Sunday, October 5, 2014

Thoughts on Aging are UP

Walking with a friend recently, she recounted a tale that made my blood boil. Beyond the heat of a hot Santa Ana wind in Los Angeles, I was steaming with upset about what her friend endured at the hands of some women who have swallowed the Kool Aid from the fountain of youth, and are spreading the poison every which way they can. 

Seems that this friend of hers lives in the heart-(less)-land of Stepford Wife-dumb. My friend says her friend is BEAUTIFUL. I trust my friend. She says her friend suffered a back injury recently, rendering her incapable of walking two steps without pain, so she has put on a few pounds. She is still beautiful.

At a recent social gathering, one of this gal’s “friends” handed her a card from her own plastic surgeon, saying, “You really could use a thigh tuck.”

Mortified, the friend took the card and ran to the women’s room and burst into tears.

In explaining the whole episode to my friend, my friend’s friend went all out defending the rationale of the plastic surgeon card-toting woman, saying she only had her best interests at heart... or at least in mind. She only wanted to be helpful and thought if the gal LOOKED better (in whose eyes, I want to know), then she’d FEEL better. 

Re-wind to my experience last week at the mall - a seldom used resource for me because they sell dumb stuff there. Walking by one of the kiosks where really dumb and expensive stuff is sold, a young and gorgeously coiffed man of about 22 pressed a sample foil packet in to my hand, saying,

“You look beautiful, but you could look even MORE beautiful, if only you’d try this Merlot Collection Resverotrol Moisture Day Cream!” 

He asked what I use now on my eyes. I was genuinely confused. 

“Besides water?” I asked. 

His turn to look confused. “What do you mean, water?” 

“You know, WATER... “ I mimed drinking, “when I wash my face.” 

Truly, I saw him roll his eyes. I looked at the ingredients on the packet. The list included propylene glycol, petrolatum, and a bunch of other unpronounceable chemicals - many of which are derived from petroleum. I said out loud,

“This stuff comes from petroleum! Why would I put petroleum based products on my face?” 
Mr. Smooth knew he wasn’t going to make a sale. Flushed and flustered, he said, 

“This stuff is really expensive! It costs over $400 an ounce!” As if that would make me want to buy it.

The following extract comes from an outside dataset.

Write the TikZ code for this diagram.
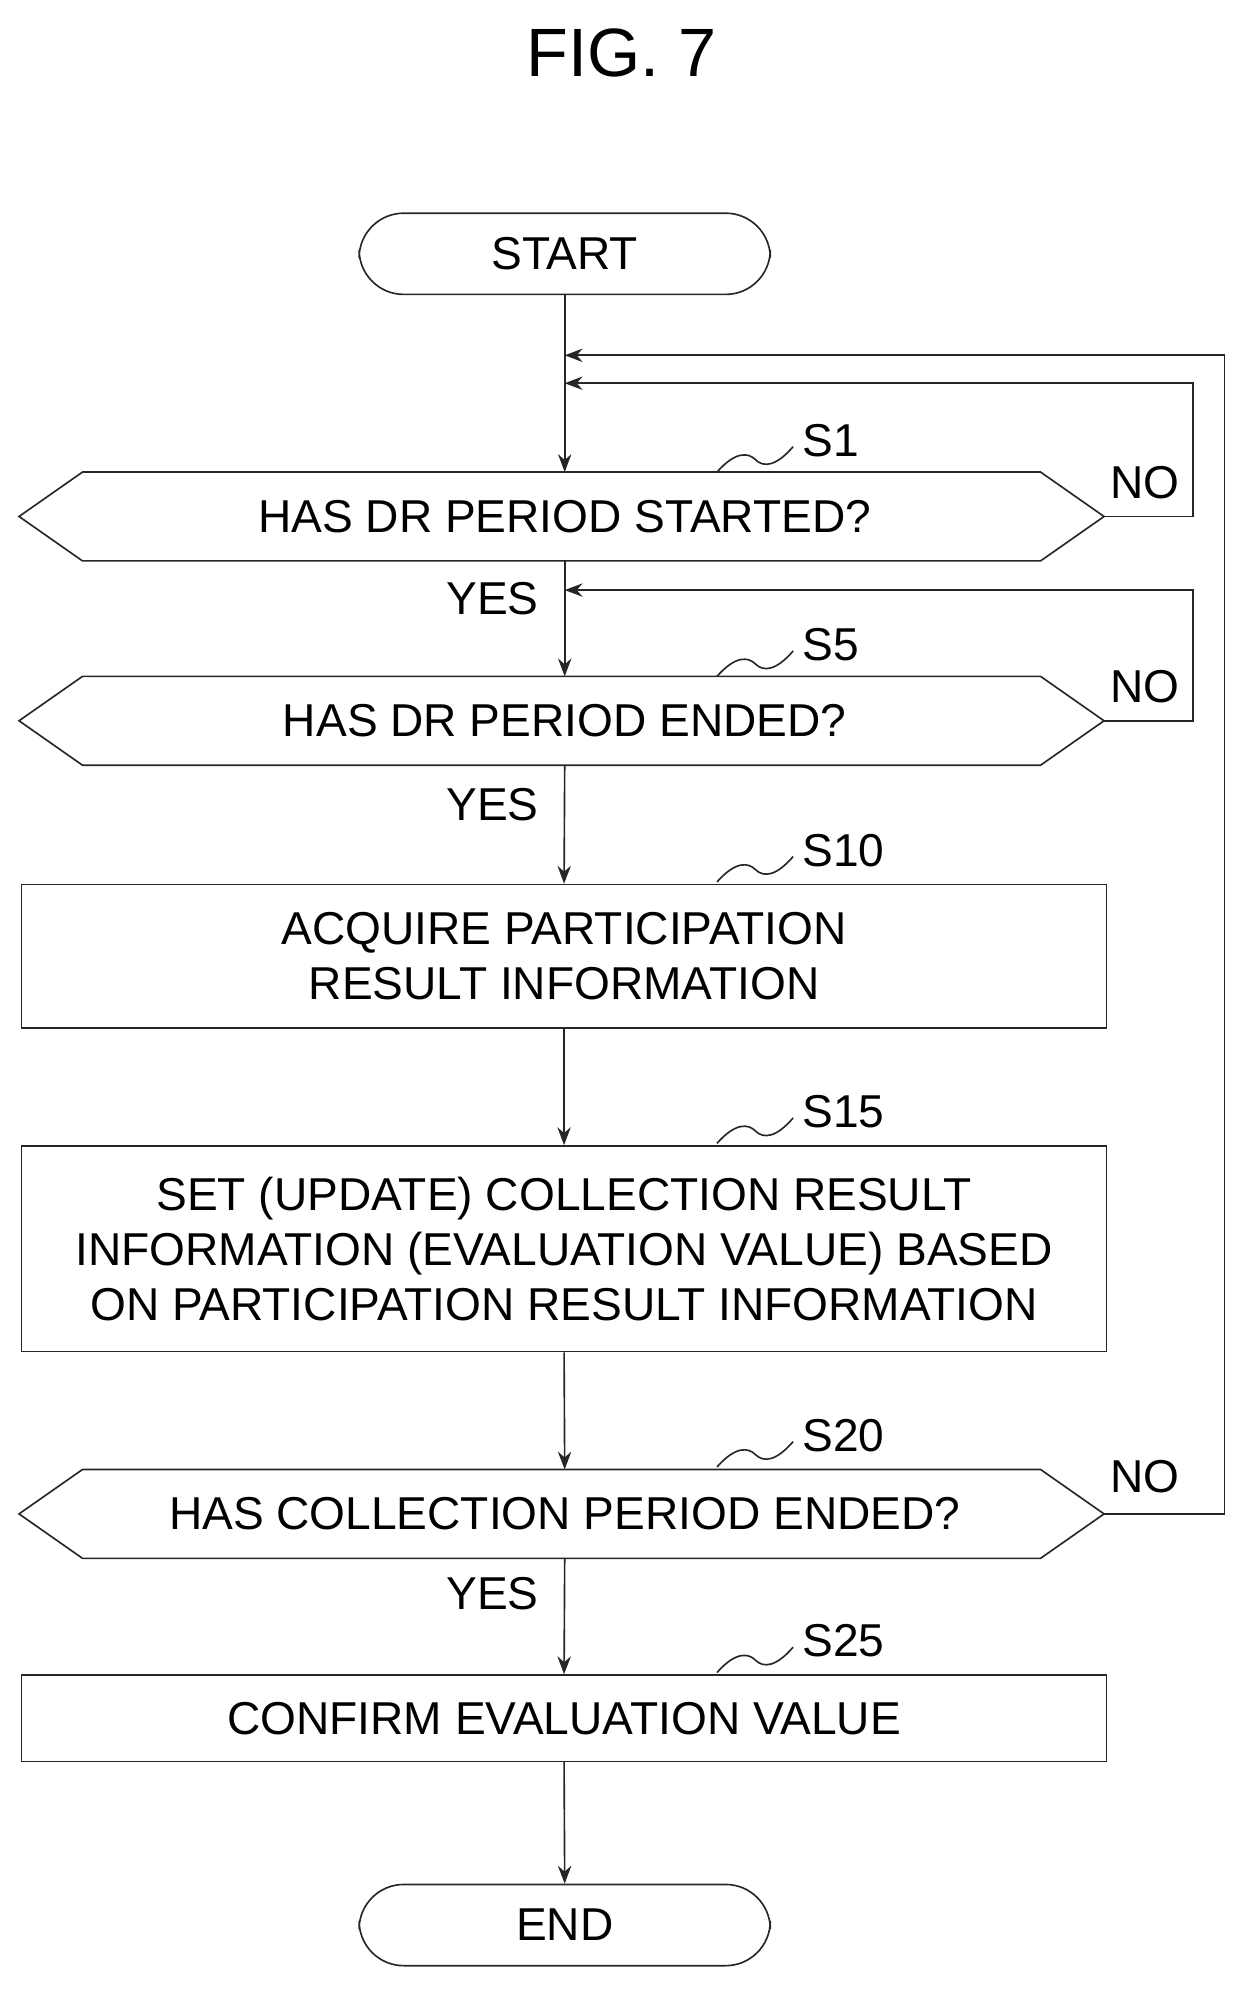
\documentclass[tikz,border=0pt]{standalone}
\usepackage{fontspec}
\setmainfont{Liberation Sans}
\usetikzlibrary{arrows.meta}
\begin{document}
\begin{tikzpicture}[x=0.03cm,y=-0.03cm,
  line/.style={line width=1.1pt,draw=black!85},
  arr/.style={line,-{Stealth[length=12pt,width=9pt]}},
  txt/.style={font=\fontsize{31}{37}\selectfont,align=center,inner sep=0pt},
  lab/.style={font=\fontsize{31}{37}\selectfont,inner sep=0pt}]
\useasboundingbox (0,0) rectangle (990,1580);
\node[font=\fontsize{46}{50}\selectfont] (title) at (490,42) {FIG. 7};
% terminals
\node[line,rounded corners=30pt,minimum width=324*0.03cm,minimum height=64*0.03cm,txt] (start) at (445,200) {START};
\node[line,rounded corners=30pt,minimum width=324*0.03cm,minimum height=64*0.03cm,txt] (end) at (445,1517) {END};
% hexagons
\newcommand\hexa[3]{%
 \draw[line] (15,#1) -- (65,#1-35) -- (820,#1-35) -- (870,#1) -- (820,#1+35) -- (65,#1+35) -- cycle;
 \node[txt] (#2) at (445,#1) {#3};
 \coordinate (#2t) at (445,#1-35); \coordinate (#2b) at (445,#1+35); \coordinate (#2r) at (870,#1);}
\hexa{407}{s1}{HAS DR PERIOD STARTED?}
\hexa{568}{s5}{HAS DR PERIOD ENDED?}
\hexa{1193}{s20}{HAS COLLECTION PERIOD ENDED?}
% boxes
\node[line,minimum width=855*0.03cm,minimum height=113*0.03cm,txt] (s10) at (444.5,753.5) {ACQUIRE PARTICIPATION\\RESULT INFORMATION};
\node[line,minimum width=855*0.03cm,minimum height=162*0.03cm,txt] (s15) at (444.5,984) {SET (UPDATE) COLLECTION RESULT\\INFORMATION (EVALUATION VALUE) BASED\\ON PARTICIPATION RESULT INFORMATION};
\node[line,minimum width=855*0.03cm,minimum height=68*0.03cm,txt] (s25) at (444.5,1354) {CONFIRM EVALUATION VALUE};
% main flow
\coordinate (j1) at (445,280); \coordinate (j2) at (445,302); \coordinate (j3) at (445,465);
\draw[line] (start.south) -- (j1);
\draw[arr] (j1) -- (s1t);
\draw[arr] (s1b) -- (s5t);
\draw[arr] (s5b) -- (s10.north);
\draw[arr] (s10.south) -- (s15.north);
\draw[arr] (s15.south) -- (s20t);
\draw[arr] (s20b) -- (s25.north);
\draw[arr] (s25.south) -- (end.north);
% loops
\coordinate (c1a) at (940,407); \coordinate (c1b) at (940,302);
\draw[arr] (s1r) -- (c1a) -- (c1b) -- (j2);
\coordinate (c5a) at (940,568); \coordinate (c5b) at (940,465);
\draw[arr] (s5r) -- (c5a) -- (c5b) -- (j3);
\coordinate (c20a) at (965,1193); \coordinate (c20b) at (965,280);
\draw[arr] (s20r) -- (c20a) -- (c20b) -- (j1);
% labels
\node[lab] (n1) at (902,380) {NO};
\node[lab] (n5) at (902,541) {NO};
\node[lab] (n20) at (902,1164) {NO};
\node[lab] (y1) at (388,472) {YES};
\node[lab] (y5) at (388,634) {YES};
\node[lab] (y20) at (388,1256) {YES};
% step labels
\newcommand\step[2]{%
 \draw[line] (565,#1+25) .. controls (580,#1+8) and (590,#1+10) .. (595,#1+15) .. controls (602,#1+22) and (612,#1+20) .. (625,#1+5);
 \node[lab,anchor=west] at (632,#1) {#2};}
\step{347}{S1}
\step{508}{S5}
\step{670}{S10}
\step{876}{S15}
\step{1131}{S20}
\step{1293}{S25}
\end{tikzpicture}
\end{document}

“Thank you,” I smiled, and walked away.

What are we so afraid of in this culture? Aging and death are parts of life. No one gets outa here alive.

The truth is each of us earns every wrinkle, every white hair, every “character line” carved with care by the artist called Experience. Why would I want to revert to my twenty-something putty face to be just another putty face?



A colleague of mine, I’ll call him B, had a near death experience while attempting to hike Mount Everest. He and a group of would be ascenders were flown in at 14,000 feet. Too high an elevation for most folks to acclimate to in the forty eight hours the guides allotted for acclimatizing. B felt more and more woozely of head and gut, as the hours wore on. Going higher, it got progressively worse. Hiking down mountain and back up again, didn’t help. The other eight guys AND the guides, too, who wanted to earn their money for the whole climb, all went into denial. They refused to see how compromised B was.

He described that it took him twenty minutes to tie one boot, he was so weak and disoriented. He could not eat, drink, or breathe well. Later he found out that he had brain edema, and would have died had he stayed a few more hours on the mountain. It took him two years to reclaim memory and much of his brain function.

Not one of the climbers was willing to acknowledge his own personal worst nightmare unfolding before his eyes. Altitude sickness can kill.

Life IS terminal, as my beloved says. We just don’t know which terminal and when! None of us is born with a guarantee. 

Where I see beauty of experience etched in the elder faces I love, others may see their worst nightmare - that of superficial beauty fading. Enter Jacky O’Shaughnessy, model for American Apparel’s line called Advanced Basics. Her BOYFRIEND said he couldn’t be seen with her in public any more because she looked too old. Here’s a link to her interview on the “What’s Underneath Project.” 
https://www.youtube.com/watch?v=mBZQpsXUsfw


Who would I be, if I didn’t have one of my faculties? One of my senses? One of my familiar body gestures? My hair? I think I would still be me. Would you still talk to me? Or would you hand me the card of a plastic surgeon and walk away?